On vit la mondialisation du rugby avec les moyens qu’on a. Ici, à Issoire, on a bien voulu se mettre au goût du jour et acheter quelques joueurs exotiques pour faire comme tout le monde, mais on l’a fait avec nos petits moyens et en gardant la tête froide. Ainsi, depuis quelques saisons, une communauté tend à se développer au sein du club. Une communauté différente de nous autres. Avec sa propre culture, sa propre langue, ses propres traditions et surtout sa propre nourriture. Ils sont désormais une dizaine à jouer en équipe une ou en réserve, et même si leur intégration n’est pas toujours simple, ils font malgré tout parti du paysage rugbystique issoirien.

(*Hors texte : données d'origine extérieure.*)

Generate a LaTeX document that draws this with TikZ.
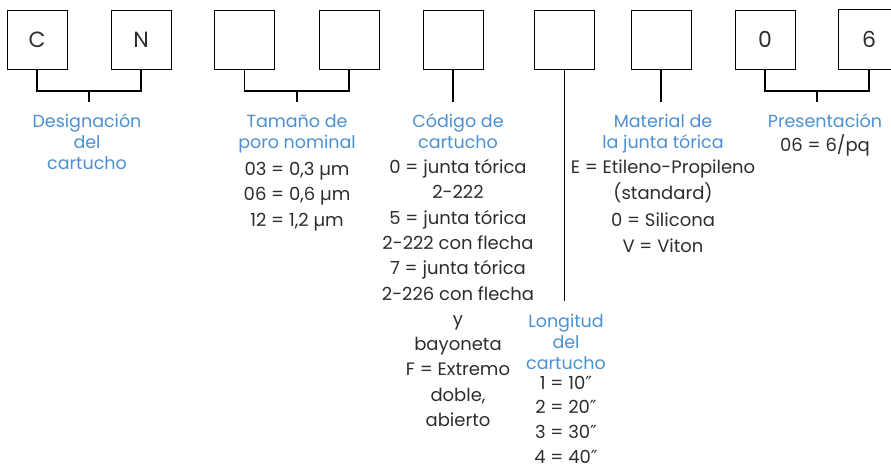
\documentclass[tikz,border=0pt]{standalone}
\usepackage{fontspec}
\setmainfont{Poppins}
\newfontfamily\dvfont{DejaVu Sans}
\newcommand{\dprime}{{\dvfont ″}}
\definecolor{tblue}{RGB}{74,144,210}
\definecolor{tgray}{RGB}{45,45,45}
\begin{document}
\begin{tikzpicture}[x=1pt,y=-1pt,
  cbox/.style={draw=black,line width=0.8pt,minimum width=60pt,minimum height=59pt,inner sep=0pt,font=\fontsize{22}{22}\selectfont,text=tgray},
  conn/.style={line width=1.6pt,black},
  ttl/.style={anchor=base,align=center,inner sep=0pt,text=tblue,font=\fontsize{17.5}{21}\selectfont},
  body/.style={anchor=base,align=center,inner sep=0pt,text=tgray,font=\fontsize{18}{25.3}\selectfont}]
\useasboundingbox (0,0) rectangle (891,469);
% boxes
\node[cbox] (b1) at (37,39.5) {C};
\node[cbox] (b2) at (141,39.5) {N};
\node[cbox] (b3) at (244.5,39.5) {};
\node[cbox] (b4) at (349,39.5) {};
\node[cbox] (b5) at (453,39.5) {};
\node[cbox] (b6) at (564.5,39.5) {};
\node[cbox] (b7) at (661,39.5) {};
\node[cbox] (b8) at (765,39.5) {0};
\node[cbox,draw=none] (b9) at (869,39.5) {6};
\coordinate (redge) at (891,0);
\draw[line width=0.8pt] (b9.north west -| redge) -- (b9.north west) -- (b9.south west) -- (b9.south west -| redge);
% junction coordinates
\coordinate (j1) at (89,102);
\coordinate (j2) at (296.75,102);
\coordinate (j5) at (453,102);
\coordinate (j6) at (564.5,301);
\coordinate (j7) at (661,102);
\coordinate (j8) at (817,102);
\coordinate (h) at (0,90.7);
% connectors
\draw[conn] (b1.south) -- (b1.south |- h) -- (b2.south |- h) -- (b2.south);
\draw[conn] (j1 |- h) -- (j1);
\draw[conn] (b3.south) -- (b3.south |- h) -- (b4.south |- h) -- (b4.south);
\draw[conn] (j2 |- h) -- (j2);
\draw[conn] (b5.south) -- (j5);
\draw[conn] (b6.south) -- (j6);
\draw[conn] (b7.south) -- (j7);
\draw[conn] (b8.south) -- (b8.south |- h) -- (b9.south |- h) -- (b9.south);
\draw[conn] (j8 |- h) -- (j8);
% labels (anchor base = baseline of the last line)
\node[ttl] (t1) at (87,169) {Designación\\del\\cartucho};
\node[ttl] (t2) at (297,148) {Tamaño de\\poro nominal};
\node[body] (d2) at (297,226) {03 = 0,3 µm\\06 = 0,6 µm\\12 = 1,2 µm};
\node[ttl] (t3) at (458,148) {Código de\\cartucho};
\node[body] (d3) at (458,426.5) {0 = junta tórica\\2-222\\5 = junta tórica\\2-222 con flecha\\7 = junta tórica\\2-226 con flecha\\y\\bayoneta\\F = Extremo\\doble,\\abierto};
\node[ttl] (t6) at (566,369) {Longitud\\del\\cartucho};
\node[body,font=\fontsize{18}{24.6}\selectfont] (d6) at (566,463) {1 = 10\dprime\\2 = 20\dprime\\3 = 30\dprime\\4 = 40\dprime};
\node[ttl] (t7) at (663,148) {Material de\\la junta tórica};
\node[body,font=\fontsize{18}{26.5}\selectfont] (d7) at (663,252.5) {E = Etileno-Propileno\\(standard)\\0 = Silicona\\V = Viton};
\node[ttl] (t8) at (825,127) {Presentación};
\node[body] (d8) at (825,151.7) {06 = 6/pq};
\end{tikzpicture}
\end{document}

Eux, ce sont les Cantaliens, que l’on peut aussi appeler les Cantalous sans leur manquer de respect. Et dans cette communauté, un petit dernier est arrivé juste avant le début du championnat, sans faire de bruit, en provenance d’un des clubs cantaliens reconnus : Arpajon. Quentin Claveyrolles joue centre en réserve et nous sommes allés à sa rencontre pour le connaitre un peu mieux et savoir s’il s’acclimate bien dans son nouveau club et sa nouvelle vie. Il nous a reçu chez lui, dans son appartement décoré aux couleurs de son pays, avec des belles photos, du Plomb et du Jean Alric plein comme un œuf. Au-dessus de la cheminée, un trophée de Mouflon empaillé. Et, pour nous mettre très à l’aise, Quentin n’a pas hésité à mettre le dernier album de Traucaterme en fond sonore. On a tout de suite senti qu’il était fier de nous faire découvrir sa culture et ses traditions.
Après nous avoir offert une gentiane accompagnée de Pounti, il nous a expliqué dans un français quasi parfait qu’il avait connu Issoire grâce aux autres Cantaliens qui, quand ils revenaient au pays, n’en disaient que du bien. D’ailleurs, a-t-il rajouté, avec les arrivées de Benoit Tiravy et de Matthieu Chabaud cette saison, les anciens du club originaires du Cantal ont remis en place, une soirée par mois chez l’un ou chez l’autre, ou l’on parle des mauvais noirs, mais aussi du pays en mangeant une truffade préparée par l’une des femmes de la communauté.
Cette tradition jusqu’alors un peu laissée en sommeil a permis aux nouveaux de mieux comprendre le fonctionnement du club et de la ville en général. Machinalement, quand Quentin nous expliquait cela, il s’amusait à remuer une de ces boules en cristal qui se recouvre de neige quand on la retourne. A l’intérieur de cette boule, le viaduc de Garabit, ouvrage ferroviaire majeur du paysage cantalien. Comme nous avons pu nous en rendre compte par nous-même, le Cantalien n’est pas difficile à vivre et s’acclimate plutôt bien à la vie Issoirienne. Et comme le dit Quentin Claveyrolles : « en cas de blues, je sais qu’il existe à Issoire, une brasserie tenue par l’un des nôtres, ou je peux me rendre quand je veux ».
Malheureusement et même si tout parait parfait, une ombre vient quelques fois noircir le tableau. Les entraineurs issoiriens redoutent à chaque fois les périodes de trêves ou les intersaisons. Ces périodes sans rugby sont généralement l’occasion aux Cantaliens de retourner au pays, de retrouver la famille, les amis, mais aussi la bonne gastronomie locale. Nos coachs ne savent alors jamais dans quel état ils vont retrouver leurs joueurs qui se seront gavés de fourme, de Cantal doux, d’entre deux, ou de Cantal vieux, de tripoux, ou de viande Salers dont le Cantalou est friand.